Probiotics are believed to be good for your gut health and they’re available in different forms across drug stores. They promise many health benefits, but are they necessary? Do we really need to be taking them every day?
The goal of probiotic supplements is to populate our large intestine, which is already full of trillions of bacteria, with the “best” stuff to improve digestion, help absorb nutrients and improve or boost immunity. Supplements can contain anywhere from one to a hundred different strains, with billions of organisms per dose. They’re often proprietary, meaning all manufacturers may claim their product is “stronger, better, faster, cleaner” based on their own blend. There is very few evidence to support these claims.
Registered dietitian Nishta Saxena weeds out fact from fiction below.
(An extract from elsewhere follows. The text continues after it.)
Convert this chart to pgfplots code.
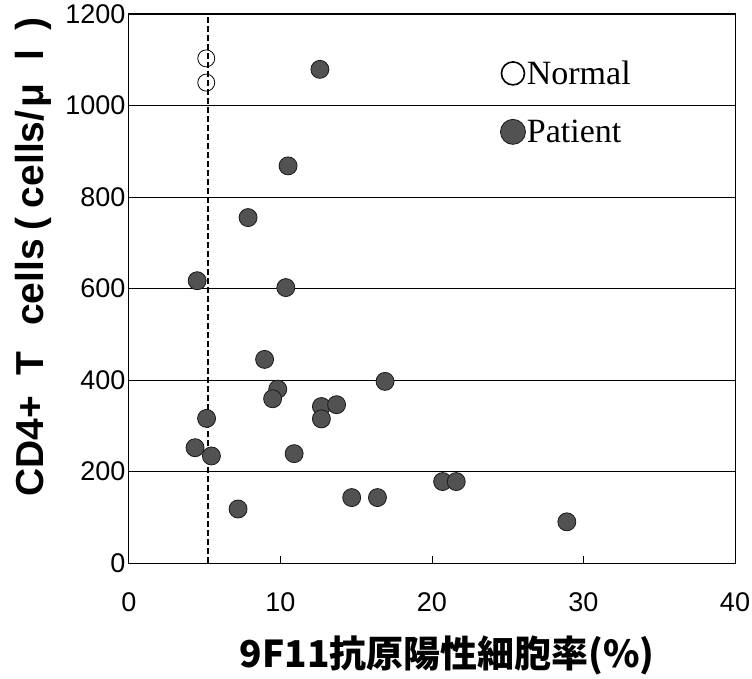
\documentclass[border=0pt]{standalone}
\usepackage{pgfplots}
\pgfplotsset{compat=1.18}
\usepackage{fontspec}
\setmainfont{Liberation Sans}
\newfontfamily\seriffont{Liberation Serif}
\newfontfamily\cjk{Noto Sans CJK JP}
\pgfplotstableread{
x y
5.1 1103
5.1 1050
}\normaldata
\pgfplotstableread{
x y
12.6 1079
10.5 868
7.86 755
4.5 617
10.35 602
8.95 445
16.9 397
9.82 380
9.48 359
12.7 342
13.7 346
12.7 315
5.12 316
4.36 252
5.44 234
10.9 239
14.7 143
16.4 143
7.2 118
20.7 178
21.6 178
28.9 90
}\patientdata
\begin{document}
\begin{tikzpicture}
\begin{axis}[
  at={(0,0)}, anchor=south west,
  scale only axis, width=606bp, height=549bp,
  xmin=0, xmax=40, ymin=0, ymax=1200,
  xtick={0,10,20,30,40}, ytick={0,200,400,600,800,1000,1200},
  scaled ticks=false,
  /pgf/number format/1000 sep={},
  /pgf/number format/assume math mode=true,
  ymajorgrids, grid style={black, line width=0.8bp},
  axis line style={line width=1bp},
  tick align=inside, xtick pos=bottom, ytick pos=left,
  major tick length=7bp,
  ytick style={draw=none},
  xtick style={black, line width=1bp},
  tick label style={font=\fontsize{27bp}{30bp}\selectfont},
  xticklabel style={yshift=-26bp},
  yticklabel style={xshift=0bp},
  xlabel={\cjk\bfseries 9F11抗原陽性細胞率(\%)},
  xlabel style={at={(rel axis cs:0.525,-0.168)}, anchor=center, font=\fontsize{37bp}{40bp}\selectfont},
  ylabel={\bfseries CD4+\hspace{20bp}T\hspace{26bp}cells\hspace{9bp}(\hspace{9bp}cells/\hspace{3bp}μ\hspace{23bp}l\hspace{19bp})},
  ylabel style={at={(rel axis cs:-0.1419,0.557)}, anchor=base, inner sep=0pt, font=\fontsize{39bp}{42bp}\selectfont},
  legend style={draw=none, fill=none, at={(rel axis cs:0.612,0.915)}, anchor=north west,
    font=\seriffont\fontsize{34bp}{36bp}\selectfont, inner sep=0pt, row sep=33bp,
    nodes={inner xsep=1bp, inner ysep=0bp}},
  legend cell align=left,
]
\addplot[black, line width=1.6bp, dash pattern=on 6bp off 3bp, forget plot] coordinates {(5.2,0) (5.2,1200)};
\addplot[only marks, mark=o, mark size=8.5bp, mark options={draw=black, line width=0.8bp}, forget plot] table[x=x,y=y] {\normaldata};
\addplot[only marks, mark=*, mark size=9bp, mark options={fill=black!68, draw=black!90, line width=0.8bp}, forget plot] table[x=x,y=y] {\patientdata};
\addlegendimage{legend image code/.code={\draw[black, line width=1.6bp] (12bp,0bp) circle[radius=11.5bp];}}
\addlegendentry{Normal}
\addlegendimage{legend image code/.code={\draw[black!90, fill=black!68, line width=0.8bp] (12bp,0bp) circle[radius=12.5bp];}}
\addlegendentry{Patient}
\end{axis}
\pgfresetboundingbox
\useasboundingbox (-129bp,-116bp) rectangle (623bp,563bp);
\end{tikzpicture}
\end{document}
Probiotics are good to take after a course of antibiotics
They may help reduce the severity or length of time you have acute diarrhea you experience after using antibiotics, or if you are a patient in a hospital treated with antibiotics, they may help prevent Clostridioides Difficile (C DIFF) infections. Probiotics may also help improve symptoms in certain people with inflammatory bowel disease in a flare-up, certain strains may help with chronic constipation and they could possibly help with blood pressure (though more studies are needed).
The bacteria that comes in the bottle is the same as the one you’re helping grow in your intestine
The bacteria in a bottle or powder on the shelf is totally different and unrelated in form to that bacteria that lives deep in the acidic environment of your intestines! Bacteria in our bodies have all kinds of genetic and metabolic adaptations they make to live in that hostile environment, and nothing on a store shelve is similar to this at all.
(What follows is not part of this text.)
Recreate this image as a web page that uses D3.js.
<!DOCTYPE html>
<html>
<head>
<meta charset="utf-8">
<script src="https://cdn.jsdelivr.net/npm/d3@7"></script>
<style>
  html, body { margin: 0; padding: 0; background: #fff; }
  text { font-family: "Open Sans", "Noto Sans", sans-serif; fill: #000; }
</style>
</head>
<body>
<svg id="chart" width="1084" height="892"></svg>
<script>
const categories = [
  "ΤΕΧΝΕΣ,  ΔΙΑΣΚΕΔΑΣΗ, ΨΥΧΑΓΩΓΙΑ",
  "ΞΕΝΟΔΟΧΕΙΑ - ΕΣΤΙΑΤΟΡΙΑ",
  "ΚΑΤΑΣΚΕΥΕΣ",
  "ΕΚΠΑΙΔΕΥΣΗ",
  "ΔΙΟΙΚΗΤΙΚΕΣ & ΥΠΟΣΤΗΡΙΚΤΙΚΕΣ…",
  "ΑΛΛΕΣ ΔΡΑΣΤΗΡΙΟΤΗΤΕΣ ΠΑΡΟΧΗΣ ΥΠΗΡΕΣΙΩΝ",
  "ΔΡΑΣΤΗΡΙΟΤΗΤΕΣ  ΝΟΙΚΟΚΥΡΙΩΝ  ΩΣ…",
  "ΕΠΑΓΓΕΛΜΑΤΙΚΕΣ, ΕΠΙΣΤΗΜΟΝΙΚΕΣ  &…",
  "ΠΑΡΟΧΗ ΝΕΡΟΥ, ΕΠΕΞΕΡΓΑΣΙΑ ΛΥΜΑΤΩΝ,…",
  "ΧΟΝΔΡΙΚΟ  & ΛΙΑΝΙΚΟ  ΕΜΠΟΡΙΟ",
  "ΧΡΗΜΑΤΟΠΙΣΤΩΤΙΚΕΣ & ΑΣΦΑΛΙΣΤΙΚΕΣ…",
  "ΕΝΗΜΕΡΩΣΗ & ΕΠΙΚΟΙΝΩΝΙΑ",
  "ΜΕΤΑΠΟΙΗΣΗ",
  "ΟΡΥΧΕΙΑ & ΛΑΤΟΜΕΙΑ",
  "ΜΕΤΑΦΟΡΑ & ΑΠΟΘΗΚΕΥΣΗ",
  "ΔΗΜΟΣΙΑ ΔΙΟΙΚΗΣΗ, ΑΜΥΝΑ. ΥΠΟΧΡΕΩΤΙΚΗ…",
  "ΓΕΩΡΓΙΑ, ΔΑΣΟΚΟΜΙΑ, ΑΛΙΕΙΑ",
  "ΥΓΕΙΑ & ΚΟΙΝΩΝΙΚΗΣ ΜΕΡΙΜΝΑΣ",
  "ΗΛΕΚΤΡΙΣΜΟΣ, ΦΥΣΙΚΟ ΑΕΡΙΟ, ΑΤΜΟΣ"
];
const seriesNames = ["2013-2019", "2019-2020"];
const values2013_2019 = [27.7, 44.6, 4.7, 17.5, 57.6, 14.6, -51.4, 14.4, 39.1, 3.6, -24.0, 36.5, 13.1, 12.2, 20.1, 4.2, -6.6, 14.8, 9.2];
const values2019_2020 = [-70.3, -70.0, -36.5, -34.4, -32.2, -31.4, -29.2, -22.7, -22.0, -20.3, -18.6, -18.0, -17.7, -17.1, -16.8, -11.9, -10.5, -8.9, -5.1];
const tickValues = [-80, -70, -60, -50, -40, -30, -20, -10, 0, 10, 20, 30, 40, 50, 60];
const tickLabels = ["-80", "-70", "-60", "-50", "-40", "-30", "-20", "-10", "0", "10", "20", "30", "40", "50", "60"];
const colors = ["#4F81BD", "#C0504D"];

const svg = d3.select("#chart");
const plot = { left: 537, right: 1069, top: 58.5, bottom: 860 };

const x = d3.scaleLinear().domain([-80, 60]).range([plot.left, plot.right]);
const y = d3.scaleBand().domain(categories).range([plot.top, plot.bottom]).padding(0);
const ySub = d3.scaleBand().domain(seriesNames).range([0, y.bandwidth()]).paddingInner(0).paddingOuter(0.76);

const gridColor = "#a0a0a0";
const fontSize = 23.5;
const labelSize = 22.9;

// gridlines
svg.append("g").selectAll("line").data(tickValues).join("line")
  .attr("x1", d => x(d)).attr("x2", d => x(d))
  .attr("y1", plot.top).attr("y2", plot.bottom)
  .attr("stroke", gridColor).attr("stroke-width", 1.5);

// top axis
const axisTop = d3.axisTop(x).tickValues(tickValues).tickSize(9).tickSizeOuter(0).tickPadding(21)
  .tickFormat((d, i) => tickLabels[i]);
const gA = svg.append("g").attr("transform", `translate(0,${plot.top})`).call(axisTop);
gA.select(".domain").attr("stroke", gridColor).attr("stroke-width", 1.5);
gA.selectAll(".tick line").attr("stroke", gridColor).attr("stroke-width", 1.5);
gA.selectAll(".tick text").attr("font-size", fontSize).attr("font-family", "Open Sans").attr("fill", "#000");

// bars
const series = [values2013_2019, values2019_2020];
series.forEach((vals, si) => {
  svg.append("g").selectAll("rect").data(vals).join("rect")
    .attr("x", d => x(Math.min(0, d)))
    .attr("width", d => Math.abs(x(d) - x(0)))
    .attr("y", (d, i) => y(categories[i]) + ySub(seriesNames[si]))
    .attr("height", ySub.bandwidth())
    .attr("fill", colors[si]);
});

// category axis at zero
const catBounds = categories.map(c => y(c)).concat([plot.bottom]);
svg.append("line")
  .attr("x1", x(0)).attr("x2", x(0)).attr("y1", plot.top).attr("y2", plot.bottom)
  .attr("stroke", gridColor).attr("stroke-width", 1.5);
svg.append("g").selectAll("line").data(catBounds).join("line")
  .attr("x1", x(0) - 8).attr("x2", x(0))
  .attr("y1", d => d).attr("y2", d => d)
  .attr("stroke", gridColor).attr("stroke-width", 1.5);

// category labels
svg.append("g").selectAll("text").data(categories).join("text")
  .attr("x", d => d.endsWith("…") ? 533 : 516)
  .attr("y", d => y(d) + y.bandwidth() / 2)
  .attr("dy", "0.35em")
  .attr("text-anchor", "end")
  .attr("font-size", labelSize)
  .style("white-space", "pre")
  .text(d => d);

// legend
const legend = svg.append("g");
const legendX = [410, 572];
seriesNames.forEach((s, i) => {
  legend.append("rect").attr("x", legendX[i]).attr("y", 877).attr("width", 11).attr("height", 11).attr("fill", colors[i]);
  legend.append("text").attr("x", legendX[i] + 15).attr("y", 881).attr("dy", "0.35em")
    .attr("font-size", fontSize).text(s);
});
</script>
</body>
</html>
Also, this bacteria may become less effective as it sits on stores shelves and it may not even make it past your stomach acid, to get to your large intestine where it needs to do that work.
Probiotics have to be refrigerated
They don’t all have to be. Some probiotics use dairy and those might have to be in the fridge, but some are shelf stable, especially those where the bacteria comes from soil.
Most yogurts are generally a good source of probiotics
They might be a source added in after the product is made, but its power is diminished when it sits on the shelf.